Superconductivity research stinks! Rotorua, famous for its lake, geyser and distinctive smell, may have been hiding a secret resource for years. Often described as smelling like rotten eggs, the stinky volcanic gas is actually hydrogen sulphide and this week researchers published in the journal Nature that it could become one of the most important discoveries to change how we generate and transmit electricity.
We know that metal wires heat up when we pass electricity through them; you only need to watch birds warming their toes outside your window as they hang out on the power lines to witness this phenomenon. This heat loss results in up to 15 per cent of the electricity generated being lost into the environment through the wires that transfer it, making the current process of getting power across the world an inefficient one.
Since the 1980s New Zealand has been at the forefront of trying to solve this power loss problem, thanks to Macdiarmid Institute researchers Dr Bob Buckley and Dr Jeff Tallon, who have led the development and patented research on materials known as high temperature superconductors.
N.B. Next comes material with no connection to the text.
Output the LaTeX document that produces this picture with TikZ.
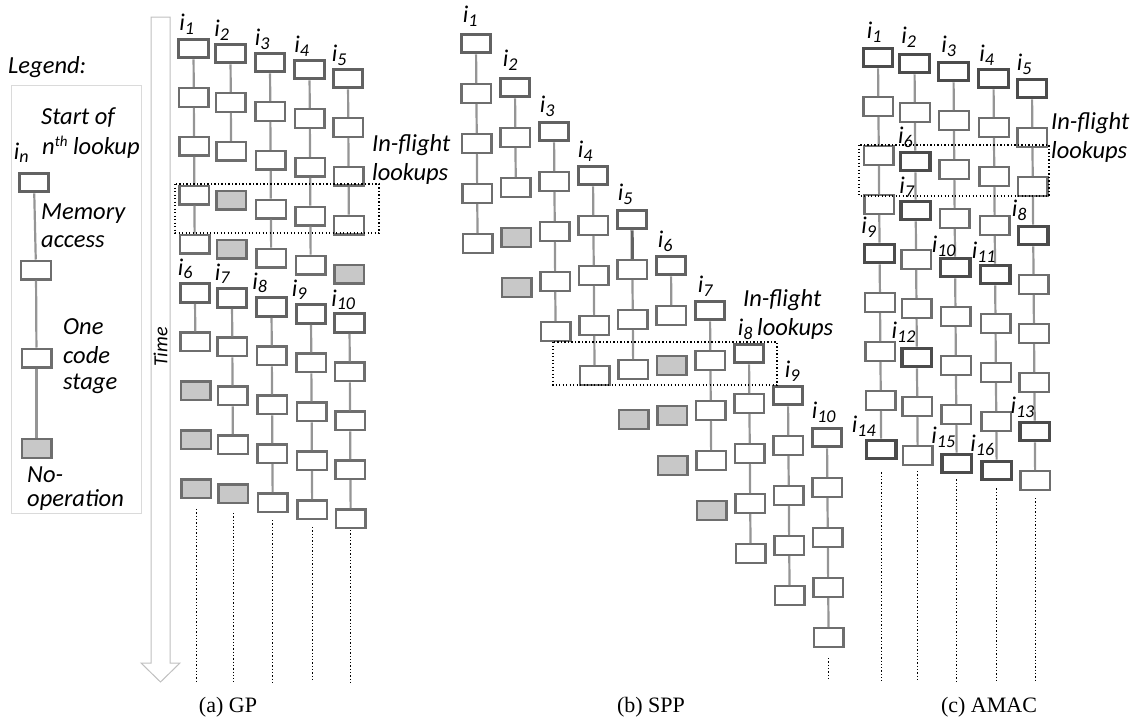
\documentclass[tikz,border=0pt]{standalone}
\usepackage{fontspec}
\setmainfont{Carlito}
\newfontfamily\capfont{Liberation Serif}
\definecolor{boxline}{HTML}{6E6E6E}
\definecolor{startline}{HTML}{626262}
\definecolor{amacline}{HTML}{4C4C4C}
\definecolor{linkline}{HTML}{959595}
\definecolor{nopfill}{HTML}{C8C8C8}
\definecolor{legendline}{HTML}{DADADA}
\definecolor{timeline}{HTML}{C0C0C0}
% lookup label i_n
\newcommand\ilab[1]{i\raisebox{-3.5pt}{\fontsize{18}{18}\selectfont #1}}

\begin{document}
\begin{tikzpicture}[x=1pt,y=-1pt,
  stagebox/.style={draw=boxline, line width=2.4pt, fill=white, minimum width=29.6pt, minimum height=18.6pt, inner sep=0pt},
  kindb/.style={stagebox},
  kinds/.style={stagebox, draw=startline, line width=3.3pt},
  kinda/.style={stagebox, draw=amacline, line width=3.3pt},
  kindn/.style={stagebox, fill=nopfill},
  link/.style={draw=linkline, line width=2.2pt},
  thicklink/.style={draw=startline, line width=3.2pt},
  lbl/.style={inner sep=0pt, font=\fontsize{24}{24}\selectfont\itshape, anchor=south west},
  txt/.style={inner sep=0pt, font=\fontsize{24.5}{28}\selectfont\itshape, anchor=base west},
  window/.style={draw=black, line width=1.3pt, dash pattern=on 1.3pt off 2.2pt},
  trail/.style={draw=black, line width=1.3pt, dash pattern=on 1.3pt off 2pt},
  caption/.style={font=\capfont\fontsize{22}{22}\selectfont, anchor=base, inner sep=0pt}
]
\useasboundingbox (0,0) rectangle (1141,720);

% ---------------- legend ----------------
\node[txt] (legtitle) at (8,73) {Legend:};
\draw[draw=legendline, line width=1pt] (11,85) rectangle (141,513);
\node[kinds] (ls) at (34,182.5) {};
\node[kindb] (lb) at (36,270) {};
\node[kindb] (lc) at (36.5,358) {};
\node[kindn] (ln) at (36.5,448.5) {};
\draw[link] (ls) -- (lb);
\draw[link] (lb) -- (lc);
\draw[link] (lc) -- (ln);
\node[lbl] (lin) at ([xshift=-4pt,yshift=8.5pt]ls.north west) {\ilab{n}};
\node[txt] (lt1) at (41,124) {Start of};
\node[txt] (lt2) at (42,154) {n\raisebox{8pt}{\fontsize{15}{15}\selectfont th} lookup};
\node[txt] (lt3) at (41,219) {Memory};
\node[txt] (lt4) at (41,247) {access};
\node[txt] (lt5) at (63,334) {One};
\node[txt] (lt6) at (63,363) {code};
\node[txt] (lt7) at (63,389) {stage};
\node[txt] (lt8) at (27,482) {No-};
\node[txt] (lt9) at (27,506) {operation};

% ---------------- time arrow ----------------
\draw[draw=timeline, line width=1pt, fill=white]
  (151,17) -- (170,17) -- (170,663) -- (180,663) -- (160.5,682) -- (141,663) -- (151,663) -- cycle;
\node[rotate=90, inner sep=0pt, font=\fontsize{20}{20}\selectfont\itshape] (timelbl) at (160.5,347) {Time};

% ---------------- (a) GP ----------------
\foreach \c/\x/\y/\types in {
  0/193.5/48.5/{s,b,b,b,b,s,b,n,n,n},
  1/230.5/53.5/{s,b,b,n,n,s,b,b,b,n},
  2/270/62.5/{s,b,b,b,b,s,b,b,b,b},
  3/309.5/69.5/{s,b,b,b,b,s,b,b,b,b},
  4/348/78.5/{s,b,b,b,n,s,b,b,b,b}}
{
  \foreach \t [count=\r from 0] in \types
    \node[kind\t] (g\c-\r) at ({\x+0.3*\r},{\y+48.9*\r}) {};
}

% ---------------- (b) SPP ----------------
\foreach \c/\y/\types in {
  0/43.5/{s,b,b,b,b}, 1/87.5/{s,b,b,n,n}, 2/131.5/{s,b,b,b,b},
  3/175.5/{s,b,b,b,b}, 4/219.5/{s,b,b,b,n}, 5/265.5/{s,b,n,n,n},
  6/310.5/{s,b,b,b,n}, 7/353.5/{s,b,b,b,b}, 8/395.5/{s,b,b,b,b},
  9/437.5/{s,b,b,b,b}}
{
  \foreach \t [count=\r from 0] in \types
    \node[kind\t] (s\c-\r) at ({476+39*\c+0.4*\r},{\y+50*\r}) {};
}

% ---------------- (c) AMAC ----------------
\foreach \c/\x/\y/\types in {
  0/878/57.5/{a,b,b,b,a,b,b,b,a},
  1/914.5/63.5/{a,b,a,a,b,b,a,b,b},
  2/953.5/71.5/{a,b,b,b,a,b,b,b,a},
  3/993.5/78.5/{a,b,b,b,a,b,b,b,a},
  4/1032/88.5/{a,b,b,a,b,b,b,a,b}}
{
  \foreach \t [count=\r from 0] in \types
    \node[kind\t] (m\c-\r) at ({\x+0.4*\r},{\y+49*\r}) {};
}

% ---------------- chains of stages ----------------
\foreach \p/\c/\a/\b in {
  g/0/0/4, g/0/5/6, g/1/0/2, g/1/5/8, g/2/0/4, g/2/5/9,
  g/3/0/4, g/3/5/9, g/4/0/3, g/4/5/9,
  s/0/0/4, s/1/0/2, s/2/0/4, s/3/0/4, s/4/1/3, s/5/0/1,
  s/6/0/3, s/7/0/4, s/8/0/4, s/9/0/4,
  m/0/0/8, m/1/0/8, m/2/0/8, m/3/0/8, m/4/0/8}
{
  \pgfmathtruncatemacro\lastr{\b-1}
  \foreach \r in {\a,...,\lastr} {
    \pgfmathtruncatemacro\nextr{\r+1}
    \draw[link] (\p\c-\r) -- (\p\c-\nextr);
  }
}
\draw[thicklink] (s4-0) -- (s4-1);

% ---------------- lookup labels ----------------
\foreach \nm/\n/\dx/\dy in {
  g0-0/1/2pt/3pt, g1-0/2/0pt/2pt, g2-0/3/1pt/2pt, g3-0/4/1pt/2pt, g4-0/5/0pt/2pt,
  g0-5/6/-1pt/3pt, g1-5/7/-1pt/3pt, g2-5/8/-3pt/3pt, g3-5/9/-3pt/3pt, g4-5/10/-2pt/2pt}
  \node[lbl] (gl\n) at ([xshift=\dx,yshift=\dy]\nm.north west) {\ilab{\n}};
\foreach \nm/\n/\dx/\dy in {
  s0-0/1/3pt/6pt, s1-0/2/4pt/6pt, s2-0/3/2pt/4pt, s3-0/4/1pt/3pt, s4-0/5/2pt/4pt,
  s5-0/6/3pt/3pt, s6-0/7/4pt/3pt, s7-0/8/5pt/3pt, s8-0/9/13pt/3pt, s9-0/10/1pt/4pt}
  \node[lbl] (sl\n) at ([xshift=\dx,yshift=\dy]\nm.north west) {\ilab{\n}};
\foreach \nm/\n/\dx/\dy in {
  m0-0/1/5pt/4pt, m1-0/2/3pt/5pt, m2-0/3/4pt/4pt, m3-0/4/2pt/2pt, m4-0/5/1pt/3pt,
  m1-2/6/-1pt/3pt, m1-3/7/0pt/2pt, m4-3/8/-5pt/4pt, m0-4/9/-2pt/5pt,
  m2-4/10/-7pt/0pt, m3-4/11/-7pt/1pt, m1-6/12/-9pt/4pt, m4-7/13/-8pt/3pt,
  m0-8/14/-13pt/2pt, m2-8/15/-9pt/5pt, m3-8/16/-10pt/4pt}
  \node[lbl] (ml\n) at ([xshift=\dx,yshift=\dy]\nm.north west) {\ilab{\n}};

% ---------------- in-flight windows ----------------
\draw[window] (175,184) rectangle (379,233);
\node[txt] (gw1) at (372,151) {In-flight};
\node[txt] (gw2) at (372,180) {lookups};
\draw[window] (553,342) rectangle (777,385);
\node[txt] (sw1) at (743,306) {In-flight};
\node[txt] (sw2) at (757,335) {lookups};
\draw[window] (859,145) rectangle (1049,196);
\node[txt] (mw1) at (1051,129) {In-flight};
\node[txt] (mw2) at (1051,158) {lookups};

% ---------------- continuation dots ----------------
\coordinate (gbot) at (0,682);
\foreach \c/\gap in {0/10pt, 1/9pt, 2/7pt, 3/7pt, 4/1pt}
  \draw[trail] ([yshift=-\gap]g\c-9.south) -- (g\c-9.south |- gbot);
\coordinate (sbot) at (0,678);
\draw[trail] ([yshift=-10pt]s9-4.south) -- (s9-4.south |- sbot);
\coordinate (mbot) at (0,681);
\foreach \c/\gap in {0/12pt, 1/5pt, 2/5pt, 3/7pt, 4/7pt}
  \draw[trail] ([yshift=-\gap]m\c-8.south) -- (m\c-8.south |- mbot);

% ---------------- captions ----------------
\node[caption] (capa) at (228,712) {(a) GP};
\node[caption] (capb) at (651,712) {(b) SPP};
\node[caption] (capc) at (989,712) {(c) AMAC};
\end{tikzpicture}
\end{document}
They have won the Prime Minister's Science Prize for superconductor research, with an emphasis on commercialisation of new types of electricity transferring wires. Superconductors are also crucial to MRI machines and levitation technologies like the Maglev train in Japan, thanks to their Meissner levitation effect with magnets.
What makes superconductors so exciting is that they can conduct electricity with no energy loss when cooled below a critical temperature. In the case of high temperature superconductors they still require liquid helium chilling down to a frigid -140C, but once there the single electricity-carrying electrons join up to form Coopers pairs, which move easily through the material without scattering or losing energy. The temperature requirement is one issue, but current superconductors are also limited by being made from exotic materials including barium, yttrium and cuprate containing copper - not exactly things you can buy at the supermarket.